The empirical case for patents has not have not improved in the following fifty years. As George Priest wrote in 1986, “[I]n the current state of knowledge, economists know almost nothing about the effect on social welfare of the patent system or of other systems of intellectual property.” [George Priest, "What Economists Can Tell Lawyers About Intellectual Property," 8 Res. L. & Econ. 19 (1986).]

Similar comments are echoed by other researchers. François Lévêque and Yann Ménière, for example, of the Ecole des mines de Paris, observed in 2004:

“The abolition or preservation of intellectual property protection is … not just a purely theoretical question. To decide on it from an economic viewpoint, we must be able to assess all the consequences of protection and determine whether the total favorable effects for society outweigh the total negative effects. Unfortunately, this exercise [an economic analysis of the cost and benefits of intellectual property] is no more within our reach today than it was in Machlup’s day [1950s].” [François Lévêque and Yann Ménière, "The Economics of Patents and Copyrights" 102 (2004), available at http://www.bepress.com/cgi/viewcontent.cgi?article=1001&context=leveque]

More recently, Boston University Law School Professors (and economists) Michael Meurer and Jim Bessen conclude that on average, the patent system discourages innovation. As they write: “it seems unlikely that patents today are an effective policy instrument to encourage innovation overall” (James Bessen & Michael J. Meurer, Patent Failure: How Judges, Bureaucrats, and Lawyers Put Innovators at Risk (2008, http://researchoninnovation.org/dopatentswork/, p. 216). To the contrary, it seems clear that nowadays “patents place a drag on innovation” (p. 146).
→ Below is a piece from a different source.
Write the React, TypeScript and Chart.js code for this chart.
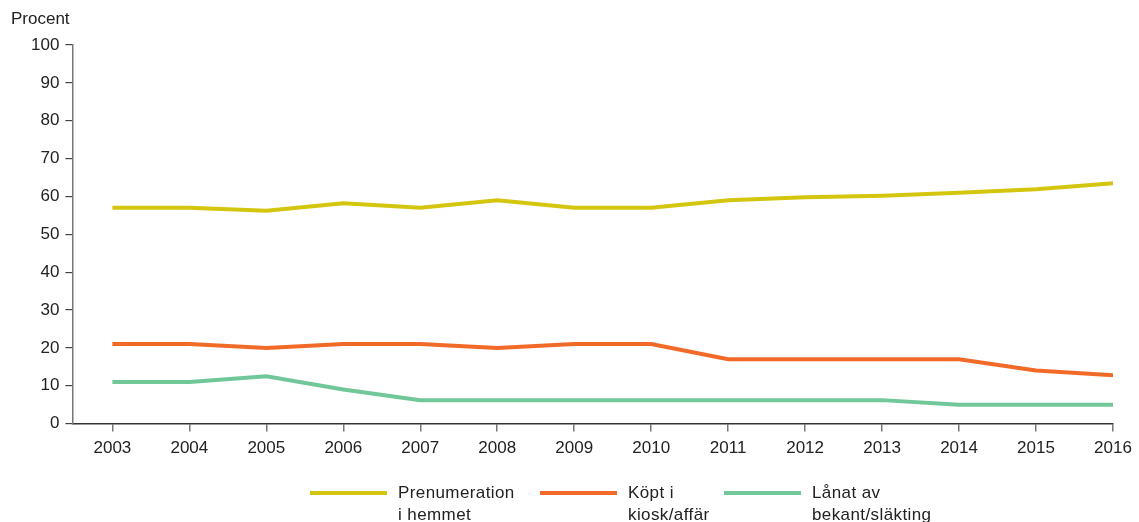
import React, { useEffect, useRef } from "react";
import { Chart, registerables } from "chart.js";

Chart.register(...registerables);

const years = [2003, 2004, 2005, 2006, 2007, 2008, 2009, 2010, 2011, 2012, 2013, 2014, 2015, 2016];
const prenumeration = [57, 57, 56.2, 58.2, 57, 59, 57, 57, 59, 59.8, 60.2, 61, 61.9, 63.5];
const kopt = [21, 21, 20, 21, 21, 20, 21, 21, 17, 17, 17, 17, 14, 12.8];
const lanat = [11, 11, 12.5, 9, 6.2, 6.2, 6.2, 6.2, 6.2, 6.2, 6.2, 5, 5, 5];
const seriesLabels = [["Prenumeration", "i hemmet"], ["Köpt i", "kiosk/affär"], ["Lånat av", "bekant/släkting"]];
const seriesColors = ["#d4c60e", "#f26a28", "#72c799"];
const yTicks = [0, 10, 20, 30, 40, 50, 60, 70, 80, 90, 100];
const legendLefts = [310, 540, 724];

const FONT = "'Liberation Sans', Arial, Helvetica, sans-serif";

export default function App() {
  const ref = useRef<HTMLCanvasElement | null>(null);

  useEffect(() => {
    document.body.style.margin = "0";
    const series = [prenumeration, kopt, lanat];
    const chart = new Chart(ref.current!, {
      type: "line",
      data: {
        datasets: series.map((vals, i) => ({
          label: seriesLabels[i].join(" "),
          data: vals.map((v, j) => ({ x: years[j], y: v })),
          borderColor: seriesColors[i],
          backgroundColor: seriesColors[i],
          borderWidth: 4,
          pointRadius: 0,
          tension: 0,
          fill: false,
        })),
      },
      options: {
        animation: false,
        responsive: false,
        maintainAspectRatio: false,
        layout: { padding: { top: 45, left: 25, right: 26, bottom: 56 } },
        plugins: { legend: { display: false }, tooltip: { enabled: false }, title: { display: false } },
        font: { family: FONT },
        scales: {
          x: {
            type: "linear",
            min: 2002.48,
            max: 2016,
            afterBuildTicks: (axis: any) => {
              axis.ticks = years.map((y) => ({ value: y }));
            },
            ticks: {
              font: { family: FONT, size: 17 },
              color: "#222",
              padding: 7,
              maxRotation: 0,
              callback: (v: any) => String(v),
            },
            grid: { display: true, drawOnChartArea: false, drawTicks: true, tickLength: 8, color: "#777", lineWidth: 1.5 },
            border: { display: true, color: "#333", width: 1.5 },
          },
          y: {
            min: 0,
            max: 100,
            afterBuildTicks: (axis: any) => {
              axis.ticks = yTicks.map((v) => ({ value: v }));
            },
            ticks: {
              font: { family: FONT, size: 17 },
              color: "#222",
              padding: 6,
            },
            grid: { display: true, drawOnChartArea: false, drawTicks: true, tickLength: 7, color: "#444", lineWidth: 1.2 },
            border: { display: true, color: "#777", width: 1.5 },
          },
        },
      },
    });
    return () => chart.destroy();
  }, []);

  return (
    <div style={{ position: "absolute", left: 0, top: 0, width: 1139, height: 522, fontFamily: FONT, color: "#222" }}>
      <canvas ref={ref} width={1139} height={522} style={{ position: "absolute", left: 0, top: 0 }} />
      <div style={{ position: "absolute", left: 11, top: 9, fontSize: 17 }}>Procent</div>
      {seriesLabels.map((lines, i) => (
        <div key={i} style={{ position: "absolute", left: legendLefts[i], top: 482, display: "flex" }}>
          <div style={{ width: 77, height: 4, background: seriesColors[i], marginTop: 9, marginRight: 11 }} />
          <div style={{ fontSize: 17, lineHeight: "22px", letterSpacing: "0.4px" }}>
            {lines.map((l, k) => (
              <div key={k}>{l}</div>
            ))}
          </div>
        </div>
      ))}
    </div>
  );
}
In short, “the patent system fails on its own terms” (p. 145).

There is no doubt that the patent system infringes on liberty and property rights, and imposes considerable costs on individuals and the economy. (See, e.g., the comments of Professor Alan Devlin, “Awarding an inventor twenty years exclusivity naturally entails considerable social cost — a cost that rises in direct proportion to the value of the covered invention. In certain instances — those where the patented technology is so useful that no substitutes exist — the award of a patent creates a complete economic monopoly.” [Alan Devlin, “The Misunderstood Function of Disclosure in Patent Law”].)
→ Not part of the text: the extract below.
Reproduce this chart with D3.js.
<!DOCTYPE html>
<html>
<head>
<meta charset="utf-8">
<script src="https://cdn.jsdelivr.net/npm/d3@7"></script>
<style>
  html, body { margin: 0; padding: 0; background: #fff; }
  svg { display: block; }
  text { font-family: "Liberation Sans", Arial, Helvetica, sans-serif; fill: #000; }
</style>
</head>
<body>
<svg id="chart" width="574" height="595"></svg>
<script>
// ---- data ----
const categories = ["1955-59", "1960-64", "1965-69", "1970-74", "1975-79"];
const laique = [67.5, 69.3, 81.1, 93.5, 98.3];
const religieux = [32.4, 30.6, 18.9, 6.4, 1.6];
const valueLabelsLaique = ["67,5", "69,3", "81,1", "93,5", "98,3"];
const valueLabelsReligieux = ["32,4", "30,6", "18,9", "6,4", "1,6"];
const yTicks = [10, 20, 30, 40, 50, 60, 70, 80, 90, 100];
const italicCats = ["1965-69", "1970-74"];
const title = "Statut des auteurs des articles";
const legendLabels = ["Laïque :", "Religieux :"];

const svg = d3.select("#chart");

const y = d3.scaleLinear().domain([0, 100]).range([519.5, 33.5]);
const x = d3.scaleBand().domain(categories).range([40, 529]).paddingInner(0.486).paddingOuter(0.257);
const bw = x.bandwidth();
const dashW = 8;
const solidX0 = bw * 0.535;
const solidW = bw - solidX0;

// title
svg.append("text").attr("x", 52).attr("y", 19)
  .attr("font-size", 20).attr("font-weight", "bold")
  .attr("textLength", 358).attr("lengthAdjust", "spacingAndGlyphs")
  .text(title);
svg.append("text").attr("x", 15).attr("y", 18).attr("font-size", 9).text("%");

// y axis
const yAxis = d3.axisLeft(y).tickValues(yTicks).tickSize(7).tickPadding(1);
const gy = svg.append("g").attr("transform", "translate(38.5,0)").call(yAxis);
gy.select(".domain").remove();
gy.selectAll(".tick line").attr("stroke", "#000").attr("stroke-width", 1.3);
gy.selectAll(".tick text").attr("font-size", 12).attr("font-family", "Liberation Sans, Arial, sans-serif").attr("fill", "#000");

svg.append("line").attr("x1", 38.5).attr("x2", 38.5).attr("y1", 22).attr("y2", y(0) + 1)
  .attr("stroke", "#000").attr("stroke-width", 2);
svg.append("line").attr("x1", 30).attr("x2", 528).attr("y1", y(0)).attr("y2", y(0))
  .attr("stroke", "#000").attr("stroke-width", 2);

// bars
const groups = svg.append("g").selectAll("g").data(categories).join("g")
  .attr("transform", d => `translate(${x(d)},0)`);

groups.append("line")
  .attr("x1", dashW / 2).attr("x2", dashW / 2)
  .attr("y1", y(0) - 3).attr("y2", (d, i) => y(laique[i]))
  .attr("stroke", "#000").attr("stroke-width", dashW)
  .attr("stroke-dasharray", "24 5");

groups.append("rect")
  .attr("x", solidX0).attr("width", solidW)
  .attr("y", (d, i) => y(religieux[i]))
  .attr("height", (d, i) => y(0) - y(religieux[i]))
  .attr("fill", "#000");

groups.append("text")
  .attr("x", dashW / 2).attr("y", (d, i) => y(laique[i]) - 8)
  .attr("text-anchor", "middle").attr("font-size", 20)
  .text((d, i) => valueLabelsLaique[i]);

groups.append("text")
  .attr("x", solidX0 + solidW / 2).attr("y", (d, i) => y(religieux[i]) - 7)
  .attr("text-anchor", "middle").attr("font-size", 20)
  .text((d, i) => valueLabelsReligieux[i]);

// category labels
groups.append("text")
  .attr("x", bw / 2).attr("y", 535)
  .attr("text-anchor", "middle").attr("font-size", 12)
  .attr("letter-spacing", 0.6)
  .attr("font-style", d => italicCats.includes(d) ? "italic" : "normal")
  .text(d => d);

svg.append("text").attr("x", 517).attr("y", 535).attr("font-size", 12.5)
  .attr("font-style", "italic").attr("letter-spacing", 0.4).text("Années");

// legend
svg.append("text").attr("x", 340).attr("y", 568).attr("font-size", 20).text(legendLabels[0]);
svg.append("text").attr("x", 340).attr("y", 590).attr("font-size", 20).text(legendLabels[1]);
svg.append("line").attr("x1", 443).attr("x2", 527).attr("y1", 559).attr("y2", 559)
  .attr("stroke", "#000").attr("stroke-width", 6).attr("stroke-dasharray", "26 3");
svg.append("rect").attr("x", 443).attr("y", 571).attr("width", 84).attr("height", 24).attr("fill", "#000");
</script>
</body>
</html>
Given the inability of researchers to show that there are any net innovation gains to the patent system at all, much less gains that outweigh the system’s costs, there is no basis for supporting patent law. Property rights permits scarce goods to be used productively, in a cooperative division of labor. Ideas, knowledge, information, by contrast, may be used by many people at once. Information spreads, is transmitted, is learned, and emulated. Emulation itself is a crucial aspect of competition in a market economy. Imposing artificial scarcity on information–which is the goal of the patent system–is a form of censorship and an attempt to protect favored market actors from competition. IP advocates can hardly deny this. As free market economist and patent proponent William Shughart admits, “patents and copyrights slow down the diffusion of new ideas for a reason: to ensure there will be more new ideas to diffuse.” [William F. Shughart II, “Ideas Need Protection,” The Baltimore Sun (Dec. 21, 2009).]

As for the American Founders, Thomas Jefferson famously observed that “He who receives an idea from me, receives instruction himself without lessening mine; as he who lights his taper at mine, receives light without darkening me.” And as the inventive Benjamin Franklin realised: “As we enjoy great Advantages from the Inventions of others we should be glad of an Opportunity to serve others by any Invention of ours, and this we should do freely and generously.” For the sake of property rights, liberty and, yes, innovation–the patent system should be repealed.

Stephan Kinsella is an attorney in Houston, director of the Center for the Study of Innovative Freedom, and editor of Libertarian Papers.